Young Jr. had an impact in limited action in 2012. He batted an impressive .316, stole 14 bases on 16 attempts, and posted a walloping .825 OPS. The Bill James projections for his 2013 season have him at a .276 average and 21 stolen bases. The Rockies would happily take that production from a part time player.

There are two glaring problems with Eric Young Jr. With the outfield being his primary position at the moment, he finds himself blocked by a logjam of capable players. The Rockies have four quality outfielders who are good enough to start; after that EYJr. must compete with Charlie Blackmon for the other spot.

Weiss has hinted at using Young Jr. in the infield as well. This would create more at-bats for him and his speed to impact the game. But aren’t we just going in circles now? He came up as a second baseman and then got moved because his glove there was not good enough. Now we are back to him playing second, in addition to some time at third? (an altogether terrifying thought, by the way). How many times do we have to do this?

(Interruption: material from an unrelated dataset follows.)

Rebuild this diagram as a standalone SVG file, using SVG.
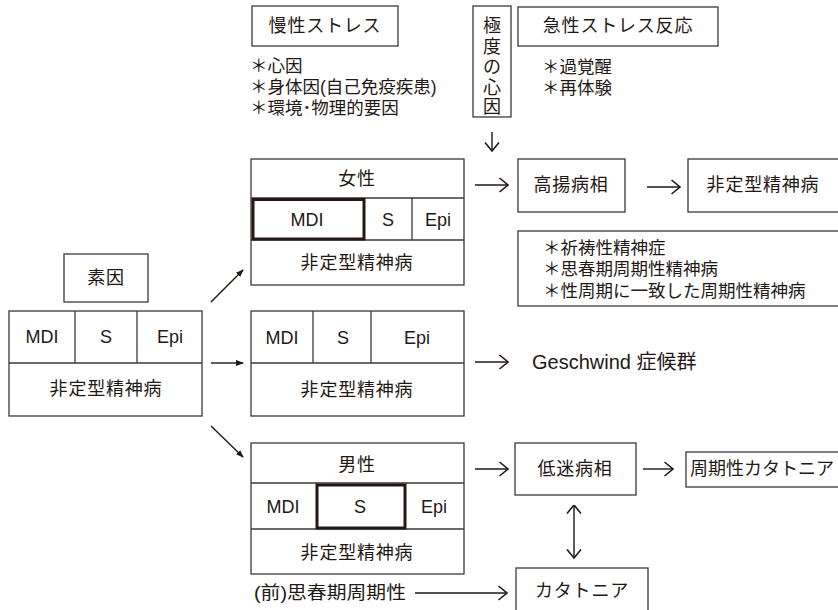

This is where Young Jr.’s lack of a true defensive position really becomes a problem (EYJr. even told the Denver Post that his position is “lead-off hitter”). In order to improve this season, the Rockies must play better defense. In 2012 their offense was fine and their defense was not. EYJr. is a major asset on offense but a major problem on defense. Does he fit the blueprint for overall improvement in 2013? Is his speed enough to keep him around? After all, we might not even be talking about him if he were not so darned fast.

In the end Young Jr. should end up in the crowded timeshare in the outfield. While it is nice to mention him as a “super utility” candidate, it is hard to imagine him beating out the glut of players already competing for that role (Jordan Pacheco, Jonathan Herrera, DJ LeMahieu, and Reid Brignac). His main goal should be to beat Blackmon for that fifth outfielder spot.

Where should Young Jr. be in 2013? Stealing bases and still looking for a defensive position.

Where will Young Jr. be in 2013? You guessed it. By the way, I realize what a cop-out this is…I just have no idea where this guy fits.